Prompt: Reproduce every line of the listing as written, apart from the pictures.

Collected data:
····················
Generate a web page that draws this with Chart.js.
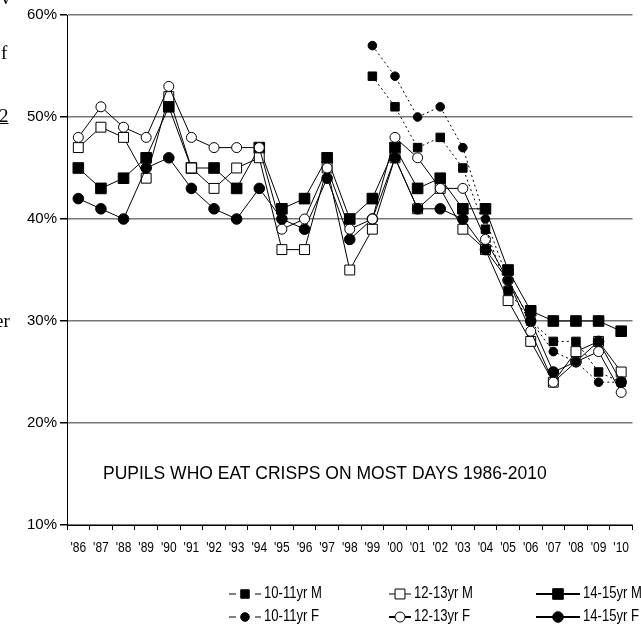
<!DOCTYPE html>
<html>
<head>
<meta charset="utf-8">
<script src="https://cdn.jsdelivr.net/npm/chart.js@4"></script>
<style>
  html, body { margin: 0; padding: 0; background: #fff; }
  #wrap { position: relative; width: 641px; height: 641px; overflow: hidden; }
  canvas { position: absolute; left: 0; top: 0; }
  .frag { position: absolute; font-family: "Liberation Serif", "DejaVu Serif", serif; font-size: 19px; color: #000; line-height: 20px; }
</style>
</head>
<body>
<div id="wrap">
  <canvas id="crisps-chart" width="641" height="641"></canvas>
  <div class="frag" style="left:1px; top:-12px">v</div>
  <div class="frag" style="left:1px; top:43px">f</div>
  <div class="frag" style="left:-1px; top:106px; text-decoration:underline">2</div>
  <div class="frag" style="left:-5px; top:311px">er</div>
</div>
<script>
// year labels along the bottom
const years = ["'86", "'87", "'88", "'89", "'90", "'91", "'92", "'93", "'94", "'95", "'96", "'97", "'98",
  "'99", "'00", "'01", "'02", "'03", "'04", "'05", "'06", "'07", "'08", "'09", "'10"]

const boys10 = [null, null, null, null, null, null, null, null, null, null, null, null, null,
  54, 51, 47, 48, 45, 39, 33, 30, 28, 28, 25, 24]
const girls10 = [null, null, null, null, null, null, null, null, null, null, null, null, null,
  57, 54, 50, 51, 47, 40, 34, 30, 27, 26, 24, 24]
const boys12 = [47, 49, 48, 44, 52, 45, 43, 45, 46, 37, 37, 45, 35, 39, 46, 41, 43, 39, 37, 32, 28, 24, 27, 28, 25]
const girls12 = [48, 51, 49, 48, 53, 48, 47, 47, 47, 39, 40, 45, 39, 40, 48, 46, 43, 43, 38, 34, 29, 24, 26, 27, 23]
const boys14 = [45, 43, 44, 46, 51, 45, 45, 43, 47, 41, 42, 46, 40, 42, 47, 43, 44, 41, 41, 35, 31, 30, 30, 30, 29]
const girls14 = [42, 41, 40, 45, 46, 43, 41, 40, 43, 40, 39, 44, 38, 40, 46, 41, 41, 40, 37, 34, 30, 25, 26, 28, 24]

const yTicks = [10, 20, 30, 40, 50, 60]
const chartTitle = "PUPILS WHO EAT CRISPS ON MOST DAYS 1986-2010"

const sans = "'Liberation Sans', Arial, sans-serif"

function series(label, data, style, fill, radius, dashed, order, legendLen, legendWidth) {
  return {
    label: label,
    data: data,
    borderColor: "#000",
    borderWidth: 1,
    borderDash: dashed ? [2, 3] : [],
    pointStyle: style,
    pointRadius: radius,
    pointBorderWidth: 1,
    pointBorderColor: "#000",
    pointBackgroundColor: fill,
    spanGaps: false,
    order: order,
    legendLen: legendLen,
    legendWidth: legendWidth,
  }
}

// the original uses a narrow font, so text gets squashed sideways
function narrowText(ctx, text, x, y, align, squeeze) {
  ctx.save()
  ctx.translate(x, y)
  ctx.scale(squeeze, 1)
  ctx.textAlign = align
  ctx.fillText(text, 0, 0)
  ctx.restore()
}

// year labels, title inside the plot, legend underneath
const extras = {
  id: "extras",
  afterDraw(chart) {
    const ctx = chart.ctx
    const area = chart.chartArea
    const xScale = chart.scales.x
    ctx.save()
    ctx.fillStyle = "#000"
    ctx.textBaseline = "middle"

    ctx.font = "15px " + sans
    years.forEach((lab, i) => {
      narrowText(ctx, lab, xScale.getPixelForTick(i), area.bottom + 23, "center", 0.8)
    })

    ctx.font = "17.5px " + sans
    ctx.textAlign = "left"
    ctx.fillText(chartTitle, area.left + 36, chart.scales.y.getPixelForValue(15))

    ctx.font = "17px " + sans
    const spots = [[245, 594], [400, 594], [558, 594], [245, 617], [400, 617], [558, 617]]
    chart.data.datasets.forEach((ds, i) => {
      const [cx, cy] = spots[i]
      const half = ds.legendLen
      ctx.strokeStyle = "#000"
      ctx.lineWidth = ds.legendWidth
      ctx.setLineDash(ds.borderDash.length ? [7, 6] : [])
      ctx.beginPath()
      ctx.moveTo(cx - half, cy)
      ctx.lineTo(cx + half, cy)
      ctx.stroke()
      ctx.setLineDash([])
      ctx.lineWidth = 1
      ctx.fillStyle = ds.pointBackgroundColor
      const r = ds.pointRadius
      ctx.beginPath()
      if (ds.pointStyle === "rect") {
        const s = Math.SQRT1_2 * r
        ctx.rect(cx - s, cy - s, 2 * s, 2 * s)
      } else {
        ctx.arc(cx, cy, r, 0, Math.PI * 2)
      }
      ctx.fill()
      ctx.stroke()
      ctx.fillStyle = "#000"
      narrowText(ctx, ds.label, cx + half + 3, cy - 1, "left", 0.77)
    })
    ctx.restore()
  },
}

const ctx = document.getElementById("crisps-chart").getContext("2d")
Chart.defaults.font.family = sans
Chart.defaults.color = "#000"

const chart = new Chart(ctx, {
  type: "line",
  data: {
    labels: years,
    datasets: [
      series("10-11yr M", boys10, "rect", "#000", 6, true, 1, 16, 1),
      series("12-13yr M", boys12, "rect", "#fff", 7, false, 4, 11, 1),
      series("14-15yr M", boys14, "rect", "#000", 7.5, false, 5, 22, 2),
      series("10-11yr F", girls10, "circle", "#000", 4.3, true, 0, 16, 1),
      series("12-13yr F", girls12, "circle", "#fff", 5, false, 2, 11, 2),
      series("14-15yr F", girls14, "circle", "#000", 5.3, false, 3, 22, 2),
    ],
  },
  options: {
    responsive: false,
    animation: false,
    devicePixelRatio: 1,
    layout: { padding: { top: 15, right: 7, left: 0, bottom: 0 } },
    plugins: {
      legend: { display: false },
      tooltip: { enabled: false },
    },
    scales: {
      x: {
        offset: true,
        grid: { offset: true, drawOnChartArea: false, tickLength: 5, color: "#000" },
        border: { color: "#000", width: 1 },
        ticks: { display: false, autoSkip: false },
        afterFit(scale) { scale.height = 116 },
      },
      y: {
        min: 10,
        max: 60,
        afterBuildTicks(scale) { scale.ticks = yTicks.map((v) => ({ value: v })) },
        grid: { color: "#777", lineWidth: 1.5, tickLength: 7, tickColor: "#000" },
        border: { color: "#000", width: 1 },
        ticks: { padding: 3, font: { size: 15 }, callback: (v) => v + "%" },
        afterFit(scale) { scale.width = 67 },
      },
    },
  },
  plugins: [extras],
})
</script>
</body>
</html>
····················
Final result:
Generate a web page that draws this with Chart.js.
<!DOCTYPE html>
<html>
<head>
<meta charset="utf-8">
<script src="https://cdn.jsdelivr.net/npm/chart.js@4"></script>
<style>
  html, body { margin: 0; padding: 0; background: #fff; }
  #wrap { position: relative; width: 641px; height: 641px; overflow: hidden; }
  canvas { position: absolute; left: 0; top: 0; }
  .frag { position: absolute; font-family: "Liberation Serif", "DejaVu Serif", serif; font-size: 19px; color: #000; line-height: 20px; }
</style>
</head>
<body>
<div id="wrap">
  <canvas id="crisps-chart" width="641" height="641"></canvas>
  <div class="frag" style="left:1px; top:-12px">v</div>
  <div class="frag" style="left:1px; top:43px">f</div>
  <div class="frag" style="left:-1px; top:106px; text-decoration:underline">2</div>
  <div class="frag" style="left:-5px; top:311px">er</div>
</div>
<script>
// year labels along the bottom
const years = ["'86", "'87", "'88", "'89", "'90", "'91", "'92", "'93", "'94", "'95", "'96", "'97", "'98",
  "'99", "'00", "'01", "'02", "'03", "'04", "'05", "'06", "'07", "'08", "'09", "'10"]

const boys10 = [null, null, null, null, null, null, null, null, null, null, null, null, null,
  54, 51, 47, 48, 45, 39, 33, 30, 28, 28, 25, 24]
const girls10 = [null, null, null, null, null, null, null, null, null, null, null, null, null,
  57, 54, 50, 51, 47, 40, 34, 30, 27, 26, 24, 24]
const boys12 = [47, 49, 48, 44, 52, 45, 43, 45, 46, 37, 37, 45, 35, 39, 46, 41, 43, 39, 37, 32, 28, 24, 27, 28, 25]
const girls12 = [48, 51, 49, 48, 53, 48, 47, 47, 47, 39, 40, 45, 39, 40, 48, 46, 43, 43, 38, 34, 29, 24, 26, 27, 23]
const boys14 = [45, 43, 44, 46, 51, 45, 45, 43, 47, 41, 42, 46, 40, 42, 47, 43, 44, 41, 41, 35, 31, 30, 30, 30, 29]
const girls14 = [42, 41, 40, 45, 46, 43, 41, 40, 43, 40, 39, 44, 38, 40, 46, 41, 41, 40, 37, 34, 30, 25, 26, 28, 24]

const yTicks = [10, 20, 30, 40, 50, 60]
const chartTitle = "PUPILS WHO EAT CRISPS ON MOST DAYS 1986-2010"

const sans = "'Liberation Sans', Arial, sans-serif"

function series(label, data, style, fill, radius, dashed, order, legendLen, legendWidth) {
  return {
    label: label,
    data: data,
    borderColor: "#000",
    borderWidth: 1,
    borderDash: dashed ? [2, 3] : [],
    pointStyle: style,
    pointRadius: radius,
    pointBorderWidth: 1,
    pointBorderColor: "#000",
    pointBackgroundColor: fill,
    spanGaps: false,
    order: order,
    legendLen: legendLen,
    legendWidth: legendWidth,
  }
}

// the original uses a narrow font, so text gets squashed sideways
function narrowText(ctx, text, x, y, align, squeeze) {
  ctx.save()
  ctx.translate(x, y)
  ctx.scale(squeeze, 1)
  ctx.textAlign = align
  ctx.fillText(text, 0, 0)
  ctx.restore()
}

// year labels, title inside the plot, legend underneath
const extras = {
  id: "extras",
  afterDraw(chart) {
    const ctx = chart.ctx
    const area = chart.chartArea
    const xScale = chart.scales.x
    ctx.save()
    ctx.fillStyle = "#000"
    ctx.textBaseline = "middle"

    ctx.font = "15px " + sans
    years.forEach((lab, i) => {
      narrowText(ctx, lab, xScale.getPixelForTick(i), area.bottom + 23, "center", 0.8)
    })

    ctx.font = "17.5px " + sans
    ctx.textAlign = "left"
    ctx.fillText(chartTitle, area.left + 36, chart.scales.y.getPixelForValue(15))

    ctx.font = "17px " + sans
    const spots = [[245, 594], [400, 594], [558, 594], [245, 617], [400, 617], [558, 617]]
    chart.data.datasets.forEach((ds, i) => {
      const [cx, cy] = spots[i]
      const half = ds.legendLen
      ctx.strokeStyle = "#000"
      ctx.lineWidth = ds.legendWidth
      ctx.setLineDash(ds.borderDash.length ? [7, 6] : [])
      ctx.beginPath()
      ctx.moveTo(cx - half, cy)
      ctx.lineTo(cx + half, cy)
      ctx.stroke()
      ctx.setLineDash([])
      ctx.lineWidth = 1
      ctx.fillStyle = ds.pointBackgroundColor
      const r = ds.pointRadius
      ctx.beginPath()
      if (ds.pointStyle === "rect") {
        const s = Math.SQRT1_2 * r
        ctx.rect(cx - s, cy - s, 2 * s, 2 * s)
      } else {
        ctx.arc(cx, cy, r, 0, Math.PI * 2)
      }
      ctx.fill()
      ctx.stroke()
      ctx.fillStyle = "#000"
      narrowText(ctx, ds.label, cx + half + 3, cy - 1, "left", 0.77)
    })
    ctx.restore()
  },
}

const ctx = document.getElementById("crisps-chart").getContext("2d")
Chart.defaults.font.family = sans
Chart.defaults.color = "#000"

const chart = new Chart(ctx, {
  type: "line",
  data: {
    labels: years,
    datasets: [
      series("10-11yr M", boys10, "rect", "#000", 6, true, 1, 16, 1),
      series("12-13yr M", boys12, "rect", "#fff", 7, false, 4, 11, 1),
      series("14-15yr M", boys14, "rect", "#000", 7.5, false, 5, 22, 2),
      series("10-11yr F", girls10, "circle", "#000", 4.3, true, 0, 16, 1),
      series("12-13yr F", girls12, "circle", "#fff", 5, false, 2, 11, 2),
      series("14-15yr F", girls14, "circle", "#000", 5.3, false, 3, 22, 2),
    ],
  },
  options: {
    responsive: false,
    animation: false,
    devicePixelRatio: 1,
    layout: { padding: { top: 15, right: 7, left: 0, bottom: 0 } },
    plugins: {
      legend: { display: false },
      tooltip: { enabled: false },
    },
    scales: {
      x: {
        offset: true,
        grid: { offset: true, drawOnChartArea: false, tickLength: 5, color: "#000" },
        border: { color: "#000", width: 1 },
        ticks: { display: false, autoSkip: false },
        afterFit(scale) { scale.height = 116 },
      },
      y: {
        min: 10,
        max: 60,
        afterBuildTicks(scale) { scale.ticks = yTicks.map((v) => ({ value: v })) },
        grid: { color: "#777", lineWidth: 1.5, tickLength: 7, tickColor: "#000" },
        border: { color: "#000", width: 1 },
        ticks: { padding: 3, font: { size: 15 }, callback: (v) => v + "%" },
        afterFit(scale) { scale.width = 67 },
      },
    },
  },
  plugins: [extras],
})
</script>
</body>
</html>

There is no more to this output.